- 镜·双城
- Genre: Wuxia, Fantasy
- Based on: Mirror: Twin Cities by Cang Yue
- Directed by: Patrick Yau
- Starring: Li Yifeng; Chen Yuqi; Zheng Yecheng;
- Country of origin: China
- Original language: Mandarin
- No. of episodes: 43

Production
- Production location: Hengdian
- Running time: 45 minutes
- Production companies: Huace Croton Media Tencent Penguin Pictures

Original release
- Network: Tencent Video, Youku
- Release: 16 January – 26 February 2022

Related
- The Longest Promise

= Mirror: A Tale of Twin Cities =

2022 Chinese TV series

Mirror: A Tale of Twin Cities (镜·双城 (鏡·雙城, Jìng·Shuāng Chéng)) is a 2022 Chinese streaming television series adapted from the Chinese fantasy novel Mirror: Twin Cities written by Cang Yue.

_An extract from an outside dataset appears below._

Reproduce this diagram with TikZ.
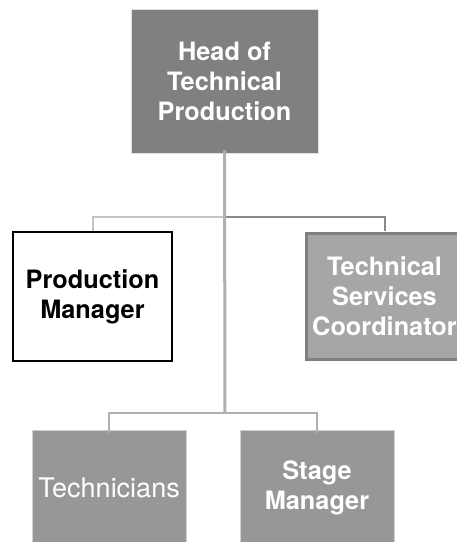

The series was directed by Patrick Yau and starred Li Yifeng, Chen Yuqi, and Zheng Yecheng. Set in a fantasy world named Yun Huang (云荒), the story tells of young heirs from Quan Xian and Kong Sang tribes, fighting for the freedom of their people. The series began airing on Tencent Video and Youku from January 16, 2022. A prequel series, The Longest Promise, premiered on July 2, 2023.

==Synopsis==
In a fantasy world called Yun Huang, there exist three tribes Quan Xian, Kong Sang, and Cang Liu. A century ago, the Cang Liu started a conspiracy and seized the empire created by Kong Sang. At the battle field, Kong Sang prince Zhen Lan fought against Cang Liu until him the last one. His power of Emperor was then sealed by Cang Liu. The six young kings of Kong Sang, including princess Bai Ying, sealed all their tribal people under the Mirror Lake in order to protect them from being massacred. After a century, the young heir Su Mo from Quan Xian allied with Kong Sang and fought together against the Cang Liu Empire. After overcoming a number of difficulties, Su Mo gained the power of Dragon God, and Zhen Lan unsealed his power of Emperor. They finally defeated the Cang Liu Empire and turned Yun Huang into a peaceful world.

==Cast==
- Li Yifeng as Su Mo/Chun Huang (苏摹/纯煌)
  - Su Mo: the young leader of the Quan Xian tribe. He fights for the freedom for his tribal people in order to return to their home, the BiLuo Ocean. He is the lover of Bai Ying.
  - Chun Huang: (long time ago) the first emperor of the Ocean Empire.
- Chen Yuqi as Bai Ying/Bai Wei (白璎/白薇)
  - Bai Ying: princess of the Kong Sang Empire, also the 2nd disciple of the sword saint. She is the lover of Su Mo.
  - Bai Wei: (long time ago) the first queen of the Kong Sang Empire.
- Zheng Yecheng as Zhen Lan/Lang Xuan (真岚/琅玕)
  - Zhen Lan: prince of the Kong Sang Empire.
  - Lang Xuan: (long time ago) the first emperor of the Kong Sang Empire.
- Yang Zhiwen as Na Sheng (那笙)
  - A girl from the outside world of Yun Huang. She is the lover of Yan Xi.
- Liu Haikuan as Yu Huan (羽幻)
  - A general of the Cang Liu Empire, also the 3rd disciple of the sword saint.
- Ye Shengjia as Yan Xi (炎汐)
  - a deputy commander of the Quan Xian tribe. He is the lover of Na Sheng.
- Liu Chang as Xi Jing (西京)
  - A general of the Kong Sang Empire, also the 1st disciple of the sword saint.

==Production==
- The series announced its cast members on July 31, 2020.
- The series finished filming on October 8, 2020.
- The series released the first teaser trailer on October 27, 2020.